On 05/03/2016 02:26 AM, Nathan Scott wrote:
Hi Dave,
I came across this quirky libpcp networking behaviour today as
I was looking further into Rares' recently reported issue ...
$ time /usr/libexec/pcp/bin/pmcd_wait -h oss.sgi.com -t 2
real 0m6.349s
user 0m0.001s
sys 0m0.005s
The -t 2 there sets PMCD_CONNECT_TIMEOUT. So, what I think we
see here (timeout taking 3x longer than expected) is that the
getaddrinfo loop in __pmAuxConnectPMCDPort causes the timeout
to be (re-)applied for each address returned. strace shows we
definitely see 3 connect() attempts in the above example.
Yes, that's definitely what's happening.
Not sure what the correct behaviour should be here - thoughts?

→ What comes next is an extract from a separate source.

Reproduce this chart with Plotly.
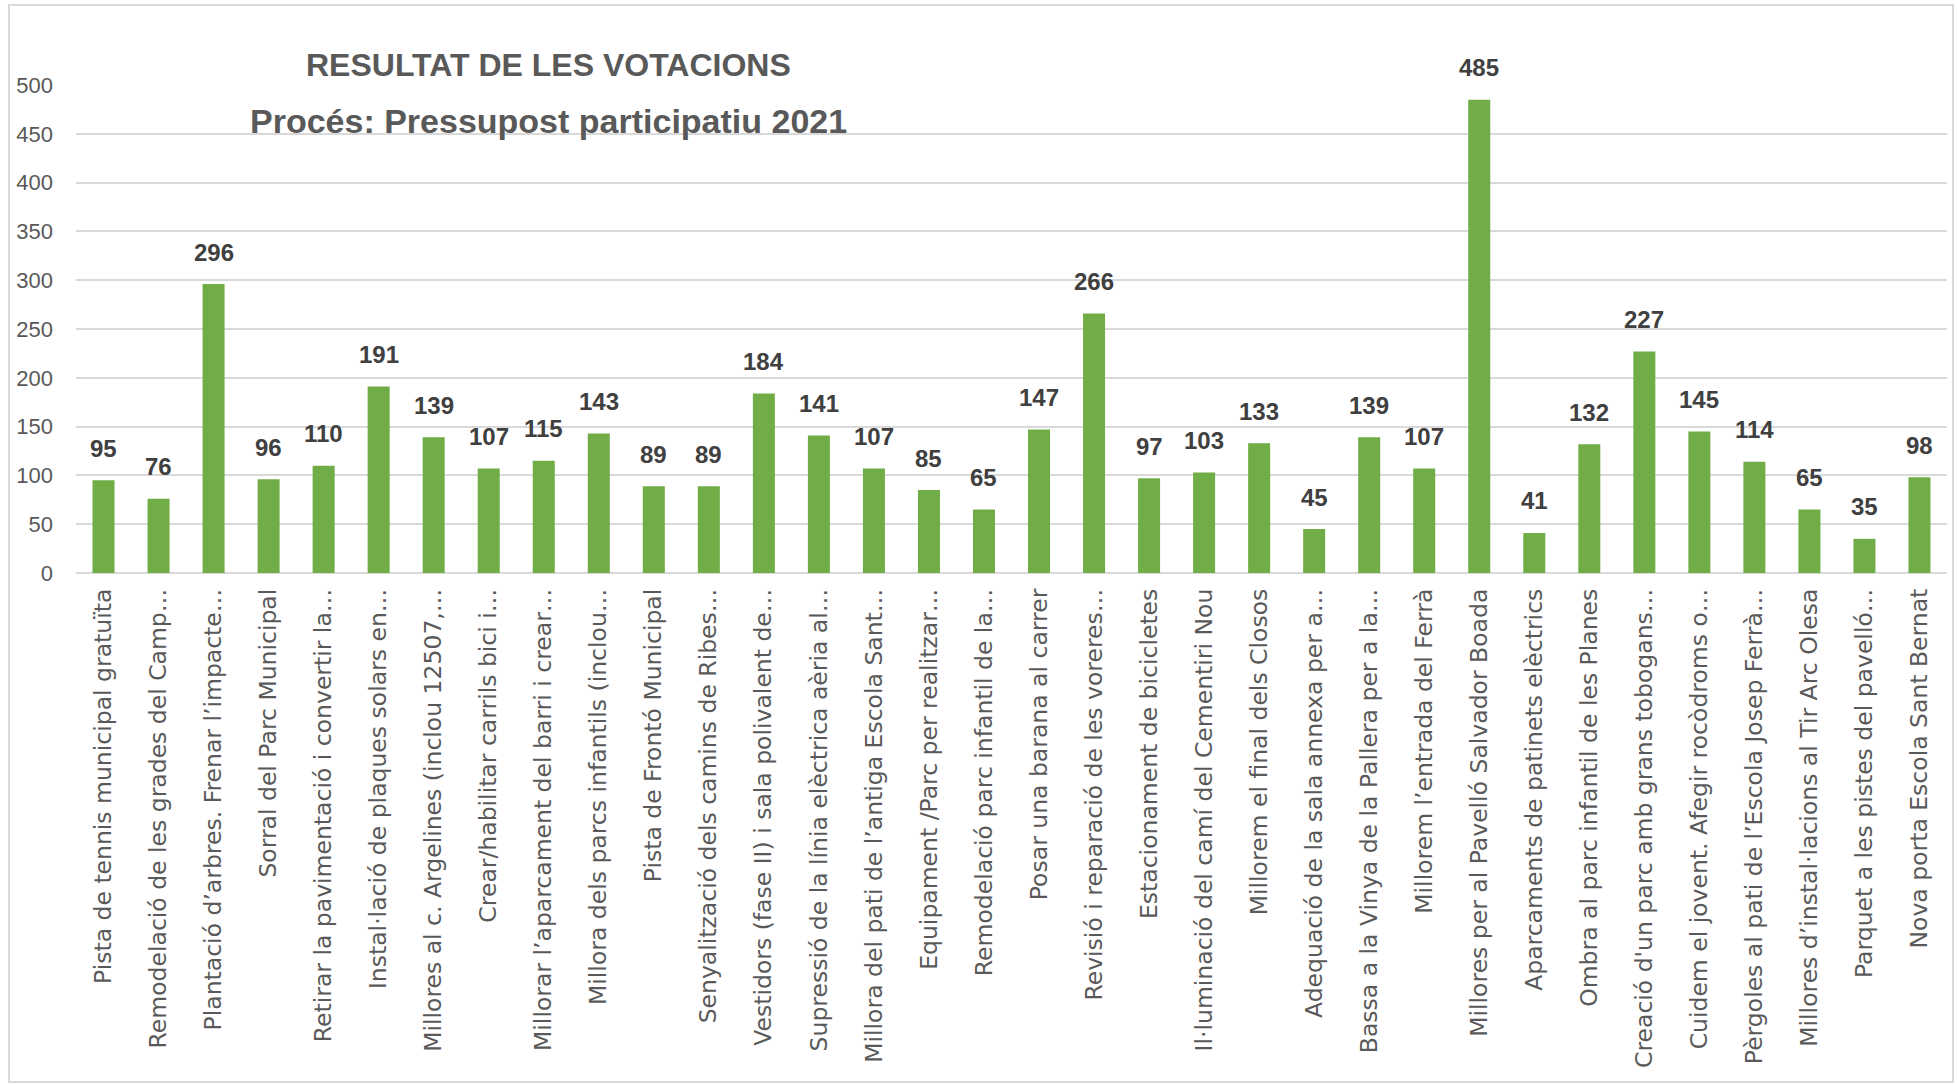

Seems like its probably not doing what users would expect atm.
The delay is applied during the call __pmSelectWrite(). One thing we
could try would be to open a socket for each address, use the select to
wait on all of them at once, and choose the one that's selected. If the
timeout expires, then we can assume that they all timed out and we will
have applied the timeout once for all of the addresses. I can't think of
another way to apply one timeout while trying all of the addresses.
The downside is that PMCD will see several connections, some (most?) of
which will succeed and then be abandoned. I assume that these will get
logged in a similar way to the pmprobe connections that fche opened a
bug about.
Dave
|